Luego de varios años, mi familia creció. Mi madre no esperaba que a sus 37 años pudiera quedar embarazada de nuevo, seríamos entonces tres hermanos. Este fue el detonante para que mis padres agilizaran los trabajos de construcción de nuestro nuevo hogar. La idea no me agradaba demasiado, me obligarían a salir de mi paraíso, de la burbuja que había construido.
Año 2000, llegó el día de mudarnos a nuestra nueva casa, aunque estaba cercana a la casa de los abuelos, sabía que no la frecuentaríamos mucho de ahora en adelante. También sabía que la extrañaría más que a ninguna otra cosa y además a quienes quedaron viviendo allí. Sin embargo, mi abuelo no soportaba la idea de separarse de sus adorados nietos y por eso él nos visitaba casi todos los días, además porque adoraba la comida que hacía mi madre.
El sentimiento era muy parecido al desarraigo, solo hasta ahora entrando en la adultez empiezo a comprenderlo. Poco a poco fue pasando el tiempo y dejé atrás esa nostalgia. Empecé a identificarme con mi nuevo hogar y el nuevo barrio con gente bulliciosa, el ruido de los carros que pasaban, música estridente a cualquier hora del día sin importar si era lunes o sábado, incluso domingo de Cuaresma.
El ruido se ha convertido en una semejanza entre mi generación y la de los niños y adolescentes de hoy. La música es cada vez más estridente y llena de efectos, con voces distorsionadas por el Autoune. A ambos, los audífonos nos convierten en seres que parecen haber sido alienados por extraterrestres; ahora somos personas que ya no escuchamos la radio y encendemos el televisor solo cuando están pasando el reality de moda.
Debo decir que mi antiguo hogar tampoco pudo escaparse de los cambios generacionales; aunque los muebles quedaron intactos, reformaron las antiguas persianas por unas modernas ventanas corredizas, su antiguo color amarillo de la fachada fue cambiado por el insípido blanco de las modernas casas y edificios que ya había mencionado.

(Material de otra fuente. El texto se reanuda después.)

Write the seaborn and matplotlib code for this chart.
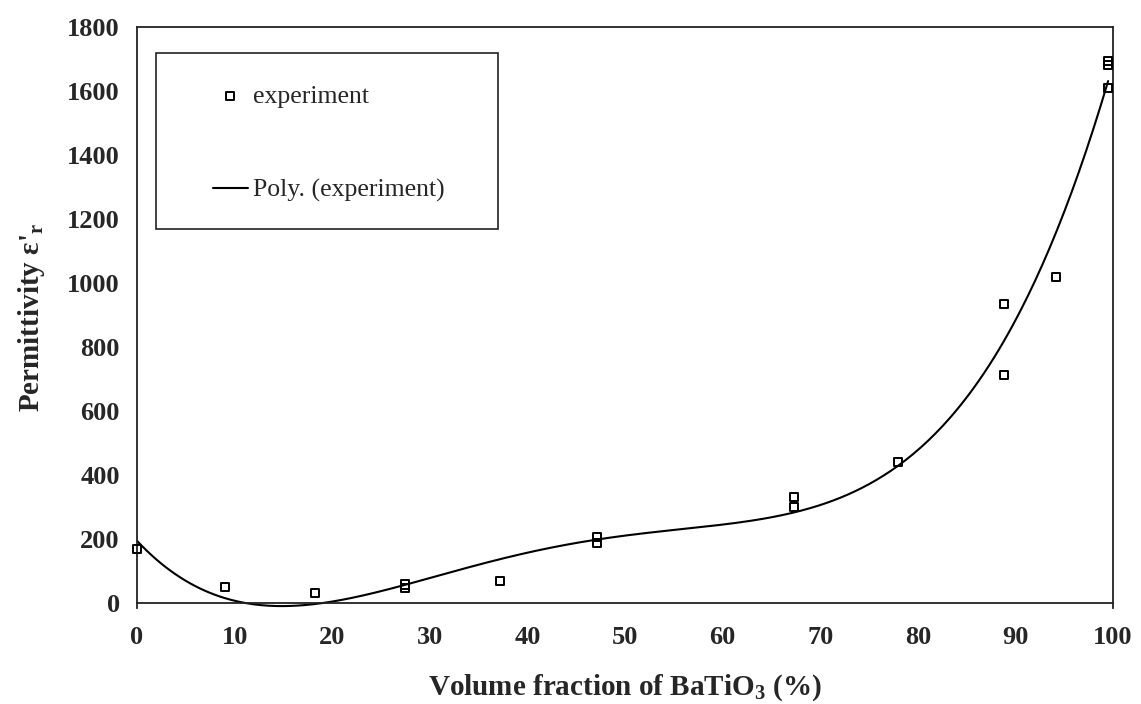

Los árboles frutales fueron desapareciendo, ya no había quien cuidara las plantas y cortara sus ramas secas. Han pasado 13 años y hoy la enorme casa solamente la habitan mi abuela, mi tía y su hija. Les ha resultado muy grande y costosa para mantener, por eso la está vendiendo. Ya no la frecuento como cuando era niña, tal vez estoy siguiendo el ejemplo de los niños de hoy, pero también es un porqué que no sé cómo explicar.
No tengo duda de ser hija de dos siglos me hace diferente a muchos e igual al mismo tiempo, aunque trate de comprender las nuevas realidades de los menores, creo que nunca encajaré en sus dinámicas. Creo que solo me queda guardar en mi memoria esos años como una hermosa etapa de mi vida que si fuera posible devolver el tiempo, sin duda alguna viviría de nuevo.